Begin with the first line and repeat exactly through the line containing "const xTicks = [0, 20, 40, 60, 80, 100];"; leave every image out.

### Recorded data
====================

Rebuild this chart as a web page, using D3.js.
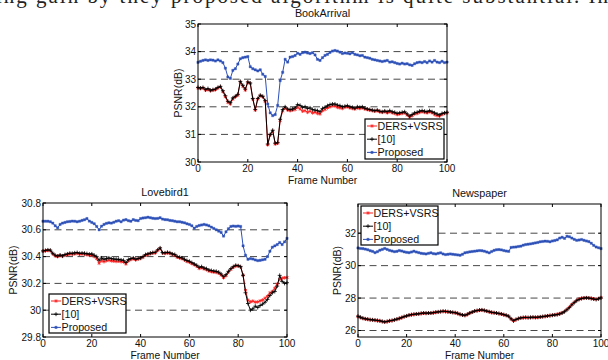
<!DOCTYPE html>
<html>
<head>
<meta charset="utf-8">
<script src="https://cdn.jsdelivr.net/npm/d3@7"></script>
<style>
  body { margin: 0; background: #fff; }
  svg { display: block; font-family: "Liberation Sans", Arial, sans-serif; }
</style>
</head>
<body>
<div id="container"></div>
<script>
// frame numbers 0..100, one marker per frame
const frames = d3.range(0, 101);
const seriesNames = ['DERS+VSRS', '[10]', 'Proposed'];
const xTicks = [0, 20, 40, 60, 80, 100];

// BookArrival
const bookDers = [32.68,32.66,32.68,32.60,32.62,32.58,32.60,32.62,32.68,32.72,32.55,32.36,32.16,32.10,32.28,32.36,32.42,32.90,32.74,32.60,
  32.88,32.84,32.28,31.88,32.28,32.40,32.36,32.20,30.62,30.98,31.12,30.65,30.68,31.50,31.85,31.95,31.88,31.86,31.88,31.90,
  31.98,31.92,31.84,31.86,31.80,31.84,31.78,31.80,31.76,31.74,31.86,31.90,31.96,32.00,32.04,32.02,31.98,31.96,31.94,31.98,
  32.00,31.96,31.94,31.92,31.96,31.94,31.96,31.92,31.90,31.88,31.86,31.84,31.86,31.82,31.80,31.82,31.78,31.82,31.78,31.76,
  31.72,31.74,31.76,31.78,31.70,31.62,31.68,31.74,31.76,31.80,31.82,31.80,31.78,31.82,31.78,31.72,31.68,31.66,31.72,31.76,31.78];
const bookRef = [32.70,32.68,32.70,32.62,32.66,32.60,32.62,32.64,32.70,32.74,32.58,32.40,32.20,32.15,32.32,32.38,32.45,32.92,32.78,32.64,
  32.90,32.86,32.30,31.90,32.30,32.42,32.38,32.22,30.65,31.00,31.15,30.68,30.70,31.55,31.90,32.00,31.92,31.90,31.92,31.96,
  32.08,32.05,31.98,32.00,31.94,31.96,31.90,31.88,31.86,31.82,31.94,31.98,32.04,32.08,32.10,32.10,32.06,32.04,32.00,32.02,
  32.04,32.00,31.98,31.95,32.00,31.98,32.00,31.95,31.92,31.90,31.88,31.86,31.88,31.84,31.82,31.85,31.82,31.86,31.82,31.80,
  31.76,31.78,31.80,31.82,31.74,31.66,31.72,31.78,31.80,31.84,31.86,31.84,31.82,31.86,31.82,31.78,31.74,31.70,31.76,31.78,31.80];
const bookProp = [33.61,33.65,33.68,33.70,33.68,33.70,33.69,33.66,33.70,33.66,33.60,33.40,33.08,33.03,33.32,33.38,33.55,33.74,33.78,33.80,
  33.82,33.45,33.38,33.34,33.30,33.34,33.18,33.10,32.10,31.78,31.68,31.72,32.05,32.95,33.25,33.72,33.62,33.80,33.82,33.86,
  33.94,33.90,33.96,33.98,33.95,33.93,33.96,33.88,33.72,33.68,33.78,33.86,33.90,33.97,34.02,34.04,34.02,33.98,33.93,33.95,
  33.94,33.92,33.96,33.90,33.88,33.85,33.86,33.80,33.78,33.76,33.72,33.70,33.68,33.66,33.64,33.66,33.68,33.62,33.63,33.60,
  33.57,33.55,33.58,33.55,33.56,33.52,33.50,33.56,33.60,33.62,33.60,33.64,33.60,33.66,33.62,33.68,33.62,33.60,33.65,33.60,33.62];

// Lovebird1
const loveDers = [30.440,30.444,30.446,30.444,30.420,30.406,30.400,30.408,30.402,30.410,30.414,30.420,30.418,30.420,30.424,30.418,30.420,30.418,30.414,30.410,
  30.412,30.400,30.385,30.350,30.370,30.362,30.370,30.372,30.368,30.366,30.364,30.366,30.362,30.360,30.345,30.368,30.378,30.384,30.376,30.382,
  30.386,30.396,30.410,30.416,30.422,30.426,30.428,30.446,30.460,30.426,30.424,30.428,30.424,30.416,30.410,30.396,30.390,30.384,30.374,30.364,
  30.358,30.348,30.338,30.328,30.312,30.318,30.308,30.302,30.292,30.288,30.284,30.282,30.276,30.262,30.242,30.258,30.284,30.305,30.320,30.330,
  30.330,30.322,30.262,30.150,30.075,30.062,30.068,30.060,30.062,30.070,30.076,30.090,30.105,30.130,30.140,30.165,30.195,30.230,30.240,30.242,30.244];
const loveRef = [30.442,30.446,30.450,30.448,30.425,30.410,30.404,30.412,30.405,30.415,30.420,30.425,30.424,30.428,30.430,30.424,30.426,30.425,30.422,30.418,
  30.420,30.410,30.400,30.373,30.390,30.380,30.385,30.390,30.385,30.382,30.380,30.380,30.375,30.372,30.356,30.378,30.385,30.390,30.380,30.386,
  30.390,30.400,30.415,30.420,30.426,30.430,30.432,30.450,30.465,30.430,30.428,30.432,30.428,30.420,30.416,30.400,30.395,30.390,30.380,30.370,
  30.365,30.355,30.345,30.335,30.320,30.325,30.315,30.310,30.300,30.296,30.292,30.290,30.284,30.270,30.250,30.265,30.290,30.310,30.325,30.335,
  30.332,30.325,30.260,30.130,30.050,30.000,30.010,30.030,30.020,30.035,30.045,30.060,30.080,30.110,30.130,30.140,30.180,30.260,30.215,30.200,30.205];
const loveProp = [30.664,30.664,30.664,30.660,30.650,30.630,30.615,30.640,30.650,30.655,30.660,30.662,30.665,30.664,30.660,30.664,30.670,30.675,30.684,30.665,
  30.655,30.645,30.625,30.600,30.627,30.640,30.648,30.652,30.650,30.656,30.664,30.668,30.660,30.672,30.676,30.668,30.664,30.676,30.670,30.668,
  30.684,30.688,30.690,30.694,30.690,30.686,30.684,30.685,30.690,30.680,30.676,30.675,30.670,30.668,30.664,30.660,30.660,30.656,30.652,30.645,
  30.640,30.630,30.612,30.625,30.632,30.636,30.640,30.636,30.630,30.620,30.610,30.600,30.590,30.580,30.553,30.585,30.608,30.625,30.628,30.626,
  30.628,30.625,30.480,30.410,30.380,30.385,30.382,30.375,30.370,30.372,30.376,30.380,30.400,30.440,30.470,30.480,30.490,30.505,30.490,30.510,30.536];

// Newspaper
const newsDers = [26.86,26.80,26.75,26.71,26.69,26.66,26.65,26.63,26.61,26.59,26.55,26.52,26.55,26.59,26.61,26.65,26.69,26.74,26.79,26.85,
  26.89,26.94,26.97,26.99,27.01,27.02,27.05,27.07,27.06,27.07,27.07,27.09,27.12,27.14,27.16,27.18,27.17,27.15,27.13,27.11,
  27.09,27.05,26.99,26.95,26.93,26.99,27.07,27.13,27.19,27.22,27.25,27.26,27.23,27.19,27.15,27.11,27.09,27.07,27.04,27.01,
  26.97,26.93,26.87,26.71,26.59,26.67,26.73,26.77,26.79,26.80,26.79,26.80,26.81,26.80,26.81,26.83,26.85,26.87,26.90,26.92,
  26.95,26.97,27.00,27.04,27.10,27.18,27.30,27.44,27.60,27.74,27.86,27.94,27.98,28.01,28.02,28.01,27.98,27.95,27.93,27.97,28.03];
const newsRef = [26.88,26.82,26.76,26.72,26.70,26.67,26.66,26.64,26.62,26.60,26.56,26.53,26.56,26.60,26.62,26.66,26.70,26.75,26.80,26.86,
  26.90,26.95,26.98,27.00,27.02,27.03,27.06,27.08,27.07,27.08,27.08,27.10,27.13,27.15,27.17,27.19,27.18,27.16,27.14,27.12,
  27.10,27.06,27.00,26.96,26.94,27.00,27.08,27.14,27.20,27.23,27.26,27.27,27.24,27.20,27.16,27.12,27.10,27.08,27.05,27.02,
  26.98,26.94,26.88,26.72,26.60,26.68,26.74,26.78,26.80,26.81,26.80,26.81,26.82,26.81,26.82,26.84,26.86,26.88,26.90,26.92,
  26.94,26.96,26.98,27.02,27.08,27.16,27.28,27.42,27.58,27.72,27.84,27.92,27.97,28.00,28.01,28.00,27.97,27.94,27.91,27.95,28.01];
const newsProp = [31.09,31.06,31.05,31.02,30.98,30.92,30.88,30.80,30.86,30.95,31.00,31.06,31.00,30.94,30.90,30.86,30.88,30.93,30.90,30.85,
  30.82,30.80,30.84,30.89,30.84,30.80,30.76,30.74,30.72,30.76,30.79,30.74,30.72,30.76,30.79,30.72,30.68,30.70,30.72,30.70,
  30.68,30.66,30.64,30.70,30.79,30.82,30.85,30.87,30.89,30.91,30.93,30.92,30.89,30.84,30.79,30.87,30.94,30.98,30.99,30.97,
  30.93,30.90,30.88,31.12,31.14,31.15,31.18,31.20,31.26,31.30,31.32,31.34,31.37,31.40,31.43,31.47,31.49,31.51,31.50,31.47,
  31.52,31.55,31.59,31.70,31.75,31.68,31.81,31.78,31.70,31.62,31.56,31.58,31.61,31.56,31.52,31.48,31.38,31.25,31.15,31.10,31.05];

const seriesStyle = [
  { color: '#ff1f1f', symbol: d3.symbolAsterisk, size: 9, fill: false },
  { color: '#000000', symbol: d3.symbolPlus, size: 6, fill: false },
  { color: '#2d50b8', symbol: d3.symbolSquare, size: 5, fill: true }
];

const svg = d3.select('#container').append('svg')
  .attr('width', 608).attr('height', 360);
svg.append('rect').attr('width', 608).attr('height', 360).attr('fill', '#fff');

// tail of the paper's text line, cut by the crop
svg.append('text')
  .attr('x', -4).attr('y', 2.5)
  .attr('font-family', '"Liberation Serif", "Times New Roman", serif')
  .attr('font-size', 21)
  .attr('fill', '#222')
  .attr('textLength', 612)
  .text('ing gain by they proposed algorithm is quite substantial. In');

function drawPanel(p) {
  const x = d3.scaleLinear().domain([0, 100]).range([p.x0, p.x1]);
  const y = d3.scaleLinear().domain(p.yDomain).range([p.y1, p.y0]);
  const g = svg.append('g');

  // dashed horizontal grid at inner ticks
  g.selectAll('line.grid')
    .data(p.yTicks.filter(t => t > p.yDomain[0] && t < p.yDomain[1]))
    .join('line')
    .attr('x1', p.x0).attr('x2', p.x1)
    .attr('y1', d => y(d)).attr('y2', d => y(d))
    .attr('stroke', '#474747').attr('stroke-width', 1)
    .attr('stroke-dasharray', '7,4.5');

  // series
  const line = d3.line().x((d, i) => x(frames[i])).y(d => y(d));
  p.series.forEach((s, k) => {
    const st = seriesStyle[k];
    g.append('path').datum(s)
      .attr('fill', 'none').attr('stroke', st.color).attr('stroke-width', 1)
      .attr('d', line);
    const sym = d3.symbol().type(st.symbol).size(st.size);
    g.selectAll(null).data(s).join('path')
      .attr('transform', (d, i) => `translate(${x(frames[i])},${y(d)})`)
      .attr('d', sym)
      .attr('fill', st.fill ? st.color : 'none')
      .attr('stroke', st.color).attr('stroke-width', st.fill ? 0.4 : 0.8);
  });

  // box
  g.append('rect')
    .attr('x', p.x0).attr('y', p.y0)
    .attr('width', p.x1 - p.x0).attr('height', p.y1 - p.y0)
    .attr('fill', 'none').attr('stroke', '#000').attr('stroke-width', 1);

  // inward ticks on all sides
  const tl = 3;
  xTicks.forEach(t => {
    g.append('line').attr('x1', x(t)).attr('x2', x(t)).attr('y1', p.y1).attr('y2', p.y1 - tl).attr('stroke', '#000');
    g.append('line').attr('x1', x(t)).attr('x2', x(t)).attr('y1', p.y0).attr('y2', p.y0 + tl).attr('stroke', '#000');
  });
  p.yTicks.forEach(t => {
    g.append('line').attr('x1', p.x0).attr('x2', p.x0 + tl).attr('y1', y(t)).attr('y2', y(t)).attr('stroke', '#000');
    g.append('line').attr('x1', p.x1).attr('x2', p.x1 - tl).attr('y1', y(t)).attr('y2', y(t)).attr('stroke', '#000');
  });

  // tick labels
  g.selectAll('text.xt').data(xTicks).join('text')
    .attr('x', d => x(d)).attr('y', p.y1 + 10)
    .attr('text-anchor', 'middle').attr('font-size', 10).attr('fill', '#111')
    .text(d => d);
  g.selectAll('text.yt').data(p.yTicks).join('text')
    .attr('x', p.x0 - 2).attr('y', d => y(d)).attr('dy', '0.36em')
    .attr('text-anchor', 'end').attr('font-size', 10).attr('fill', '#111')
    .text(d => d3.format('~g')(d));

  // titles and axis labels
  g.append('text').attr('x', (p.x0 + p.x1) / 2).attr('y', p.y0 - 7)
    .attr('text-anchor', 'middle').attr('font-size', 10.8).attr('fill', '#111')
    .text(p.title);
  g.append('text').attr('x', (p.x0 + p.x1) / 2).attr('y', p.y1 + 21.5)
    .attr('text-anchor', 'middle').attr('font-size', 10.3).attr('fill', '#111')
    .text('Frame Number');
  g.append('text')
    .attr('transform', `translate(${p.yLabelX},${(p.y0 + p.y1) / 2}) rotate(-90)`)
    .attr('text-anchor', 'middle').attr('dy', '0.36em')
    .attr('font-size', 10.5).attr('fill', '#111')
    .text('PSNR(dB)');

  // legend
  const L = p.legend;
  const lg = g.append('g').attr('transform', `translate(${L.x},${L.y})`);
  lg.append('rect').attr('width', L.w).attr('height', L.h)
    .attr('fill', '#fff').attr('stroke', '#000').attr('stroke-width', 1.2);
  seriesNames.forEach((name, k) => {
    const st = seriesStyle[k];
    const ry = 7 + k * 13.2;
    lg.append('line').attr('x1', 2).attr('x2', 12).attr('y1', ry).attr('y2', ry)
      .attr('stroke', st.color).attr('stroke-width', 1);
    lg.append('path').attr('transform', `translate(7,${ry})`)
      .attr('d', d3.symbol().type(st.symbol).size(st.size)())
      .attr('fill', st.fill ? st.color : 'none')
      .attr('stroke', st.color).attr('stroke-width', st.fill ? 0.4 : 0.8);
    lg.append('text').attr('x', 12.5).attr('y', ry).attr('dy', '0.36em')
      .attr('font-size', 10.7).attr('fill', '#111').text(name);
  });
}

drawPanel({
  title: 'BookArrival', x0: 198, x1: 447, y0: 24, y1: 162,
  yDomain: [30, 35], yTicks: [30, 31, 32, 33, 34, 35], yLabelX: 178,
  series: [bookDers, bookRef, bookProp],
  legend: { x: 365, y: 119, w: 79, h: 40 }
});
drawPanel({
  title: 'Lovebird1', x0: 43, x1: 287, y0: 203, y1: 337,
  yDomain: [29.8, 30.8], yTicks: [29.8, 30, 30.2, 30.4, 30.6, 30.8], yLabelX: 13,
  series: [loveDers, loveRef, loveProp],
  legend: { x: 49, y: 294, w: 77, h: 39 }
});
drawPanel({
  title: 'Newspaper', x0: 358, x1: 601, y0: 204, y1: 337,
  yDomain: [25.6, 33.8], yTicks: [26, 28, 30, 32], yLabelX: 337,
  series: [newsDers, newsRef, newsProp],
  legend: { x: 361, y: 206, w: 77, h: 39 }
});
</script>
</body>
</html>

====================

### Response
Rebuild this chart as a web page, using D3.js.
<!DOCTYPE html>
<html>
<head>
<meta charset="utf-8">
<script src="https://cdn.jsdelivr.net/npm/d3@7"></script>
<style>
  body { margin: 0; background: #fff; }
  svg { display: block; font-family: "Liberation Sans", Arial, sans-serif; }
</style>
</head>
<body>
<div id="container"></div>
<script>
// frame numbers 0..100, one marker per frame
const frames = d3.range(0, 101);
const seriesNames = ['DERS+VSRS', '[10]', 'Proposed'];
const xTicks = [0, 20, 40, 60, 80, 100];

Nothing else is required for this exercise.